As New York State forged through the recession last spring, the Select Committee held the two public hearings to evaluate the equitability of the state’s Corporate Franchise Tax (CFT) and Bank Tax and their effectiveness to foster economic growth statewide. The Select Committee received testimony from a total of 18 experts, including Matthew Gardner of the Institute on Taxation and Economic Policy, Patrick Fleenor of the Tax Foundation, Randy Wolken of the Manufacturers Association of Central New York and Thomas Riley of the New York State Society of Certified Public Accountants.
Highlights from the report include:
• Unequal treatment under the CFT begins at businesses’ inception, when entrepreneurs decide on the structure of their entity (e.g. S corporation vs. C corporation). The inequities persist as companies determine the percentage of their taxable in-state activities through the recently-adopted single sales apportionment factor.
• The cumulative impact of all of New York’s taxes makes various tax incentives offered under the CFT essential to ensuring in-state businesses’ competitiveness.
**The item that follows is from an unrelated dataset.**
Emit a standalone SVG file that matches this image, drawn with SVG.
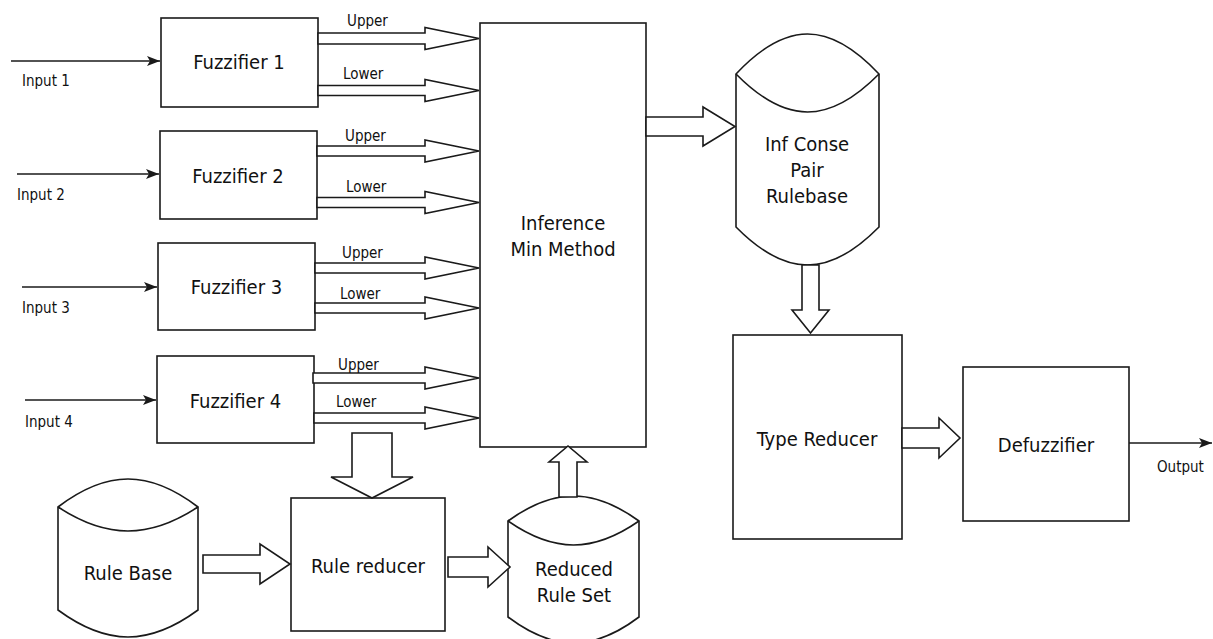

But since New York became the first state to introduce an investment tax credit 40 years ago, its effectiveness has been diminished through restrictions put on credits’ usage and the complexity associated with receiving them. This trend has continued in other CFT tax expenditures, most notably in the Empire Zones program.
• Over the past several years, the rift between the business and banking tax laws for New York State and New York City has widened, creating mounting administrative burdens for, and inequities among city companies. The discrepancies between the two tax systems worsened in 2007, when the state closed four major big business tax loopholes and the city did not conform to those changes.
• Given the fragile states of New York’s financial and economic conditions, it is imperative for the state to curb its influence in business formation and close remaining tax loopholes. The Select Committee wants to further explore ways to establish more tax neutral treatments for varying business structures. It also wants to investigate further ways to equalize the tax advantages provided almost exclusively to multi-state corporations and manufacturers through the single sales factor. One equalization method experts suggested was a throwout rule. In the coming months, the Select Committee also plans to continue its investigation into prospective alternatives for the Empire Zones program. In June, the New York City Mayor’s Office delivered to the Senate city tax conformity legislation, which Select Committee Chairwoman Krueger sponsored (S.50047). However, the senator is concerned about the single sales factor’s negative impact on city tax revenues.